Above: EUR/USD shown at 2-hour intervals alongside AUD/USD, NZD/USD and an upside down or inverted USD/JPY.
Meanwhile, after including changes in food and energy prices the official or mani inflation rate remained stubbornly elevated at an annualised 8.2% in September following a 0.4% monthly increase that was larger than the 0.2% uplift anticipated by economists on average.
"With inflation printing above 7% on an annualised basis and no signs that wage growth is cooling as millions of available workers remain on the sidelines of the US labour market, the Fed is very much locked into hiking aggressively into year-end," says Simon Harvey, head of FX analysis at Monex Europe.
Thursday's data will leave Federal Reserve interest rate setters with little choice but to continue along the monetary policy path outlined by September's Federal Open Market Committee forecasts, which suggested the main U.S. interest rate could rise a further 1.25% this year to sit at 4.5% by year-end.
The Dollar had fallen broadly against most G20 currencies ahead of the release but quickly reversed its way to intraday gains over almost all counterparts including the Euro, although the single currency fared better than most.
"Today's figures confirm the Fed top officials' fear that inflation is more stubborn than previously expected.
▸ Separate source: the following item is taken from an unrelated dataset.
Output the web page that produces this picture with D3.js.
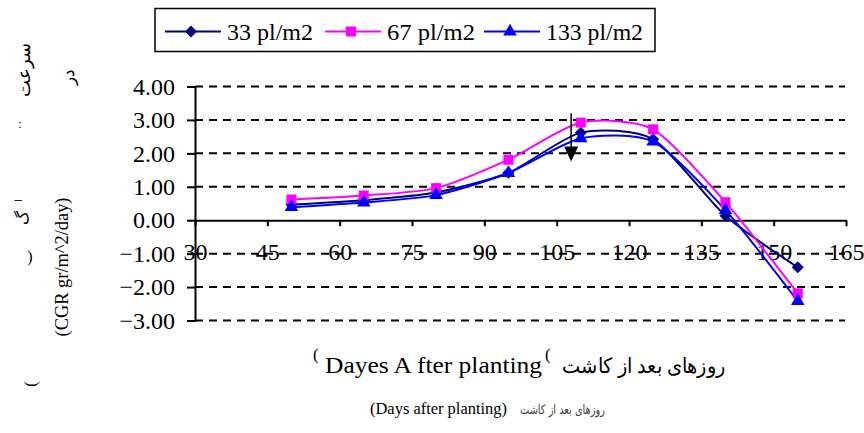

Even if energy prices settle down over the next few months, inflation is likely to fall only slightly and remain far higher than the Fed's 2% target," says Dr Christoph Balz, a U.S. economist at Commerzbank.
Source: Netdania Markets.
"The minutes of the latest FOMC meeting reflect the Fed's determination to bring inflation back under control. Monetary policy would have to become "appropriately" restrictive to achieve this, and the Fed would have to maintain this course of action even in the event of a weakening labor market," Dr Balz wrote to clients following a review of the data.
The Commerzbank team says Thursday's data means that further significant increases in interest rates are "virtually certain" and forecasts that the Fed will raise the Fed Funds rate range by three quarters of a percentage point for a fourth consecutive occasion in November.
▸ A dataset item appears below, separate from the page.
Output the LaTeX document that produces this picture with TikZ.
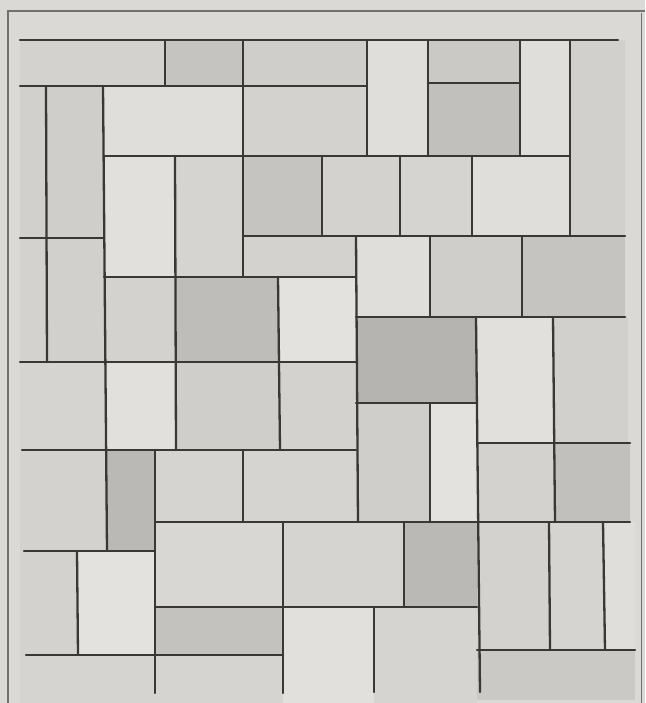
\documentclass[tikz,border=0pt]{standalone}
\definecolor{paper}{RGB}{219,217,213}
\definecolor{stone}{RGB}{233,231,227}
\definecolor{ink}{RGB}{58,56,54}

\begin{document}
\begin{tikzpicture}[x=1pt, y=-1pt,
    joint/.style={draw=ink, line width=2.3pt, line cap=round},
    rim/.style={draw=ink!65!paper, line width=1.2pt}]
    \useasboundingbox (0,0) rectangle (645,703);
    \fill[paper] (0,0) rectangle (645,703);

    % flags: left, top, right, bottom, shade
    \foreach \xa/\ya/\xb/\yb/\k in {
        20/40/165/86/9, 165/40/243/86/15, 243/40/367/86/11, 367/40/428/156/4,
        428/40/520/83/13, 428/83/520/156/17, 520/40/570/156/4, 570/40/625/236/10,
        20/86/46/238/10, 46/86/104/238/11, 20/238/46/362/9, 46/238/105/362/10,
        104/86/243/156/4, 243/86/367/156/9,
        104/156/175/277/3, 175/156/243/277/8, 243/156/322/236/15, 322/156/400/236/9,
        400/156/472/236/8, 472/156/570/236/4, 243/236/356/277/9,
        356/236/430/317/4, 430/236/522/317/11, 522/236/625/317/15,
        105/277/175/362/9, 175/277/278/362/18, 278/277/356/362/2,
        20/362/106/450/8, 106/362/176/450/3, 176/362/279/450/11, 279/362/356/450/9,
        356/317/477/403/22, 477/317/554/443/3, 554/317/628/443/10,
        356/403/430/522/11, 430/403/477/522/2, 477/443/554/522/9, 554/443/630/522/17,
        20/450/107/551/9, 107/450/155/551/20, 155/450/243/522/8, 243/450/356/522/8,
        155/522/283/607/7, 283/522/404/607/8, 404/522/477/607/20,
        20/551/77/655/9, 77/551/155/655/2, 155/607/283/655/16,
        20/655/155/703/8, 155/655/283/703/8, 283/607/374/703/3, 374/607/477/703/8,
        477/522/549/650/9, 549/522/604/650/8, 604/522/635/650/4, 477/650/635/700/13}
        \fill[black!\k!stone] (\xa,\ya) rectangle (\xb,\yb);

    % frame
    \draw[rim] (8,703) -- (8,11) -- (645,11);
    \draw[rim, line width=0.8pt] (641,13) -- (641,703);

    % long joints
    \draw[joint] (20,40) -- (618,40);
    \draw[joint] (20,86) -- (367,86);
    \draw[joint] (428,83) -- (520,83);
    \draw[joint] (104,156) -- (570,156);
    \draw[joint] (20,238) -- (104,238);
    \draw[joint] (243,236) -- (625,236);
    \draw[joint] (104,277) -- (356,277);
    \draw[joint] (356,317) -- (625,317);
    \draw[joint] (20,362) -- (356,362);
    \draw[joint] (356,403) -- (477,403);
    \draw[joint] (477,443) -- (630,443);
    \draw[joint] (22,450) -- (356,450);
    \draw[joint] (155,522) -- (630,522);
    \draw[joint] (24,551) -- (155,551);
    \draw[joint] (155,607) -- (477,607);
    \draw[joint] (477,650) -- (635,650);
    \draw[joint] (26,655) -- (283,655);

    % cross joints
    \draw[joint] (46,86) -- (47,362);
    \draw[joint] (103,86) -- (107,551);
    \draw[joint] (165,40) -- (165,86);
    \draw[joint] (243,40) -- (243,277);
    \draw[joint] (367,40) -- (367,156);
    \draw[joint] (428,40) -- (428,156);
    \draw[joint] (520,40) -- (520,156);
    \draw[joint] (570,40) -- (570,236);
    \draw[joint] (175,156) -- (176,450);
    \draw[joint] (322,156) -- (322,236);
    \draw[joint] (400,156) -- (400,236);
    \draw[joint] (472,156) -- (472,236);
    \draw[joint] (278,277) -- (280,450);
    \draw[joint] (356,236) -- (358,522);
    \draw[joint] (430,236) -- (430,317);
    \draw[joint] (522,236) -- (522,317);
    \draw[joint] (430,403) -- (430,522);
    \draw[joint] (553,317) -- (555,522);
    \draw[joint] (476,317) -- (480,692);
    \draw[joint] (155,450) -- (155,693);
    \draw[joint] (243,450) -- (243,522);
    \draw[joint] (77,551) -- (78,655);
    \draw[joint] (283,522) -- (283,693);
    \draw[joint] (404,522) -- (404,607);
    \draw[joint] (374,607) -- (374,692);
    \draw[joint] (549,522) -- (550,650);
    \draw[joint] (603,522) -- (605,650);
\end{tikzpicture}
\end{document}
Commerzbank also forecasts the U.S. interest rate to rise as high as 5% next year, which is above the 4.75% peak projected by Fed officials in September.
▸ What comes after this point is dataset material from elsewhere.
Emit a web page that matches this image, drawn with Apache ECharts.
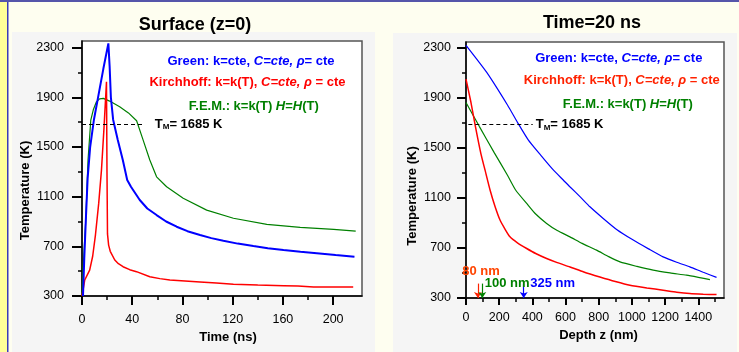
<!DOCTYPE html>
<html>
<head>
<meta charset="utf-8">
<script src="https://cdn.jsdelivr.net/npm/echarts@6/dist/echarts.min.js"></script>
<style>
  html, body { margin: 0; padding: 0; background: #fefef0; }
  #chart { width: 739px; height: 352px; }
</style>
</head>
<body>
<div id="chart"></div>
<script>
// Surface (z=0): temperature vs time (ns)
const surfGreenTime = [0.8, 1.8, 3, 4.5, 6.5, 9.5, 12.8, 17, 21, 22, 23, 24.8, 28.5, 32.5, 36, 39, 46, 52, 59.4, 67, 75.4, 84, 94, 103, 112.6, 124, 136.5, 148, 160.5, 174, 187, 202, 217];
const surfGreenTemp = [300, 600, 900, 1250, 1500, 1720, 1900, 2130, 2335, 2150, 1900, 1720, 1556, 1395, 1235, 1180, 1073, 1005, 952, 900, 858, 822, 791, 766, 745, 722, 702, 685, 670, 656, 644, 630, 617];

const surfKirchTime = [0, 2.2, 6.1, 8.5, 10.7, 13.3, 15.5, 17.5, 19.5, 19.9, 20.3, 21.2, 22.5, 26.1, 29, 32.7, 38, 43.4, 54, 62, 70, 82, 94, 107, 120.6, 140, 160.5, 172, 184.4, 200, 216];
const surfKirchTemp = [300, 429, 509, 620, 791, 1046, 1314, 1650, 2025, 1300, 800, 710, 660, 590, 560, 536, 512, 496, 455, 440, 429, 421, 413, 404, 394, 388, 383, 380, 372, 372, 372];

const surfFemTime = [0, 0.8, 3, 4.8, 7, 9, 11.5, 14, 17, 22, 30, 37, 43.5, 48.7, 54, 59.4, 67.4, 80.6, 99.3, 120.6, 147.2, 173.8, 200.4, 218];
const surfFemTemp = [300, 509, 912, 1395, 1717, 1800, 1864, 1888, 1892, 1870, 1824, 1775, 1712, 1556, 1395, 1260, 1180, 1087, 992, 926, 877, 853, 837, 823];

// Time = 20 ns: temperature vs depth (nm)
const depthGreenZ = [0, 125, 250, 311, 375, 450, 526, 586, 626, 690, 747, 827, 910, 1008, 1100, 1188, 1270, 1349, 1430, 1510];
const depthGreenTemp = [2316, 2100, 1840, 1700, 1562, 1440, 1322, 1242, 1188, 1105, 1028, 935, 845, 762, 692, 628, 585, 548, 505, 465];

const depthKirchZ = [0, 30, 56, 90, 114.5, 145, 175, 205, 235, 265, 310, 365.7, 420, 486, 550, 626.5, 710, 807, 900, 988, 1090, 1188.5, 1270, 1349, 1430, 1510];
const depthKirchTemp = [2047, 1860, 1673, 1450, 1322, 1162, 1030, 922, 850, 788, 740, 695, 655, 615, 582, 548, 508, 468, 432, 402, 380, 362, 346, 335, 330, 327];

const depthFemZ = [0, 80, 170, 250, 300, 365.7, 420, 486, 550, 626.5, 700, 787, 860, 928, 1030, 1128, 1230, 1329, 1400, 1470];
const depthFemTemp = [1860, 1670, 1460, 1280, 1160, 1055, 970, 895, 838, 788, 736, 682, 630, 588, 552, 522, 500, 482, 465, 447];

// ticks
const tempTicks = [300, 700, 1100, 1500, 1900, 2300];
const tempMinor = [500, 900, 1300, 1700, 2100];
const timeTicks = [0, 40, 80, 120, 160, 200];
const timeMinor = [20, 60, 100, 140, 180];
const depthTicks = [0, 200, 400, 600, 800, 1000, 1200, 1400];
const depthMinor = [100, 300, 500, 700, 900, 1100, 1300, 1500];

const meltTemp = 1685;
const depthMarks = [72, 98, 348];
const depthMarkLabels = ['80 nm', '100 nm', '325 nm'];
const arrowTop = 415;

const zip = (xs, ys) => xs.map((x, i) => [x, ys[i]]);

const FONT = '"Liberation Sans", Arial, sans-serif';
const BLUE = '#0000ff', RED = '#ff0000', GREEN = '#008000';

const chart = echarts.init(document.getElementById('chart'));

function mainAxis(grid, min, max, ticks, tickLen, margin, extra) {
  return Object.assign({
    type: 'value', gridIndex: grid, min: min, max: max,
    axisLine: { show: true, onZero: false, lineStyle: { color: '#000', width: 1.5 } },
    axisTick: { show: true, customValues: ticks, length: tickLen, lineStyle: { color: '#000', width: 2 } },
    axisLabel: { customValues: ticks, margin: margin, color: '#000', fontSize: 12.5, fontFamily: FONT,
      formatter: v => String(v) },
    splitLine: { show: false }
  }, extra);
}
function minorAxis(grid, min, max, ticks, pos) {
  return {
    type: 'value', gridIndex: grid, min: min, max: max, position: pos,
    axisLine: { show: false },
    axisTick: { show: true, customValues: ticks, length: 4, lineStyle: { color: '#000', width: 1.5 } },
    axisLabel: { show: false },
    splitLine: { show: false }
  };
}
const nameStyle = { color: '#000', fontWeight: 'bold', fontSize: 13, fontFamily: FONT };

const tmLabel = {
  show: true, position: 'end', distance: 10,
  formatter: '{a|T}{b|M}{a|= 1685 K}',
  rich: {
    a: { fontWeight: 'bold', fontSize: 13, color: '#000', fontFamily: FONT },
    b: { fontWeight: 'bold', fontSize: 8, color: '#000', fontFamily: FONT, verticalAlign: 'bottom', padding: [6, 0, 0, 0] }
  }
};
const dashed = { color: '#000', type: [4, 3], width: 1.2 };

function legendText(x, y, color, parts) {
  return {
    type: 'text', x: x, y: y, z: 10,
    style: {
      text: parts, fill: color,
      textAlign: 'center', align: 'center', textVerticalAlign: 'middle', verticalAlign: 'middle',
      rich: {
        n: { fontWeight: 'bold', fontSize: 13, fontFamily: FONT, color: color },
        i: { fontWeight: 'bold', fontStyle: 'italic', fontSize: 13, fontFamily: FONT, color: color }
      }
    }
  };
}
function titleText(x, y, text) {
  return {
    type: 'text', x: x, y: y, z: 10,
    style: { text: text, fill: '#000', font: 'bold 18px ' + FONT,
      textAlign: 'center', align: 'center', textVerticalAlign: 'middle', verticalAlign: 'middle' }
  };
}

chart.setOption({
  backgroundColor: '#fefef0',
  animation: false,
  graphic: [
    { type: 'rect', z: -10, shape: { x: 0, y: 0, width: 7, height: 352 }, style: { fill: '#ffff99' } },
    { type: 'rect', z: -10, shape: { x: 7, y: 0, width: 1.5, height: 352 }, style: { fill: '#3b3bb8' } },
    { type: 'rect', z: -10, shape: { x: 0, y: 0, width: 739, height: 2 }, style: { fill: '#5555aa' } },
    { type: 'rect', z: -10, shape: { x: 12, y: 32, width: 363, height: 320 }, style: { fill: '#f5f5f5' } },
    { type: 'rect', z: -10, shape: { x: 393, y: 33, width: 344, height: 319 }, style: { fill: '#f5f5f5' } },
    titleText(195, 25, 'Surface (z=0)'),
    titleText(592, 23, 'Time=20 ns'),
    legendText(251, 61, BLUE, '{n|Green: k=cte, }{i|C=cte, ρ}{n|= cte}'),
    legendText(247.5, 82.7, RED, '{n|Kirchhoff: k=k(T), }{i|C=cte, ρ}{n| = cte}'),
    legendText(253.8, 106.7, GREEN, '{n|F.E.M.: k=k(T) }{i|H}{n|=}{i|H}{n|(T)}'),
    legendText(618.8, 58.7, BLUE, '{n|Green: k=cte, }{i|C=cte, ρ}{n|= cte}'),
    legendText(621.8, 80, '#ff2200', '{n|Kirchhoff: k=k(T), }{i|C=cte, ρ}{n| = cte}'),
    legendText(627.8, 104.3, GREEN, '{n|F.E.M.: k=k(T) }{i|H}{n|=}{i|H}{n|(T)}')
  ],
  grid: [
    { left: 82, top: 41, width: 280, height: 255, show: true, backgroundColor: '#fff', borderColor: '#555', borderWidth: 1.5 },
    { left: 466, top: 42, width: 258, height: 256, show: true, backgroundColor: '#fff', borderColor: '#555', borderWidth: 1.5 }
  ],
  xAxis: [
    mainAxis(0, 0, 223, timeTicks, 9, 17, {
      position: 'bottom', name: 'Time (ns)', nameLocation: 'middle', nameGap: 31,
      nameTextStyle: Object.assign({ padding: [0, 0, 0, 12] }, nameStyle)
    }),
    minorAxis(0, 0, 223, timeMinor, 'bottom'),
    mainAxis(1, 0, 1555, depthTicks, 7, 13, {
      position: 'bottom', name: 'Depth z (nm)', nameLocation: 'middle', nameGap: 31,
      nameTextStyle: Object.assign({ padding: [0, 0, 0, 7] }, nameStyle)
    }),
    minorAxis(1, 0, 1555, depthMinor, 'bottom')
  ],
  yAxis: [
    mainAxis(0, 300, 2354, tempTicks, 10, 18, {
      position: 'left', name: 'Temperature (K)', nameLocation: 'middle', nameGap: 50,
      nameTextStyle: Object.assign({ padding: [0, 44, 0, 0] }, nameStyle)
    }),
    minorAxis(0, 300, 2354, tempMinor, 'left'),
    mainAxis(1, 300, 2343, tempTicks, 9, 15, {
      position: 'left', name: 'Temperature (K)', nameLocation: 'middle', nameGap: 47,
      nameTextStyle: Object.assign({ padding: [0, 52, 0, 0] }, nameStyle)
    }),
    minorAxis(1, 300, 2343, tempMinor, 'left')
  ],
  series: [
    {
      type: 'line', name: 'FEM surface', xAxisIndex: 0, yAxisIndex: 0, showSymbol: false,
      data: zip(surfFemTime, surfFemTemp), lineStyle: { color: GREEN, width: 1.2 }, itemStyle: { color: GREEN }
    },
    {
      type: 'line', name: 'Kirchhoff surface', xAxisIndex: 0, yAxisIndex: 0, showSymbol: false,
      data: zip(surfKirchTime, surfKirchTemp), lineStyle: { color: RED, width: 1.5 }, itemStyle: { color: RED },
      markLine: {
        silent: true, symbol: 'none', lineStyle: dashed, label: tmLabel,
        data: [[{ coord: [0, meltTemp] }, { coord: [50, meltTemp] }]]
      }
    },
    {
      type: 'line', name: 'Green surface', xAxisIndex: 0, yAxisIndex: 0, showSymbol: false,
      data: zip(surfGreenTime, surfGreenTemp), lineStyle: { color: BLUE, width: 2 }, itemStyle: { color: BLUE }
    },
    {
      type: 'line', name: 'FEM depth', xAxisIndex: 2, yAxisIndex: 2, showSymbol: false, smooth: 0.2,
      data: zip(depthFemZ, depthFemTemp), lineStyle: { color: GREEN, width: 1.2 }, itemStyle: { color: GREEN },
      markPoint: {
        silent: true, symbol: 'circle', symbolSize: 1, itemStyle: { color: 'transparent' },
        data: depthMarks.map((z, i) => ({
          coord: [z, arrowTop], value: depthMarkLabels[i],
          label: {
            show: true, formatter: depthMarkLabels[i], fontWeight: 'bold', fontSize: 13, fontFamily: FONT,
            color: ['#ff4400', GREEN, BLUE][i],
            position: i === 0 ? 'top' : 'right', distance: [5, 2, 6][i], offset: i === 0 ? [3, 0] : [0, 0]
          }
        }))
      }
    },
    {
      type: 'line', name: 'Kirchhoff depth', xAxisIndex: 2, yAxisIndex: 2, showSymbol: false, smooth: 0.2,
      data: zip(depthKirchZ, depthKirchTemp), lineStyle: { color: RED, width: 1.5 }, itemStyle: { color: RED },
      markLine: {
        silent: true, symbol: 'none', lineStyle: dashed,
        label: Object.assign({}, tmLabel, { distance: 3 }),
        data: [[{ coord: [14, meltTemp] }, { coord: [402, meltTemp] }]]
      }
    },
    {
      type: 'line', name: 'Green depth', xAxisIndex: 2, yAxisIndex: 2, showSymbol: false, smooth: 0.2,
      data: zip(depthGreenZ, depthGreenTemp), lineStyle: { color: BLUE, width: 1.2 }, itemStyle: { color: BLUE },
      markLine: {
        silent: true, symbol: ['none', 'arrow'], symbolSize: 6, label: { show: false },
        data: depthMarks.map((z, i) => {
          const c = ['#ff2200', GREEN, BLUE][i];
          return [
            { coord: [z, arrowTop], lineStyle: { color: c, width: 1.2, type: 'solid' }, itemStyle: { color: c } },
            { coord: [z, 300] }
          ];
        })
      }
    }
  ]
});
</script>
</body>
</html>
"The increase in the annual rate of core inflation is not a good story and the Federal Reserve has stated it is willing to inflict economic pain to get inflation moving back to the 2% target. 75bp is indeed the solid call for the November 2nd FOMC meeting. But we are still looking for the Fed to slow the pace to a 50bp in December," says Jame Knightley, chief international economist at ING.
"Our rationale is that the economy is slowing and there is more evidence pointing to weakening corporate pricing power. The National Federation of Independent Business survey shows the proportion of companies looking to raise their prices is moderating quickly to reflect the shifting growth outlook and rising inventory levels that they don’t want left on their books," Knightley added.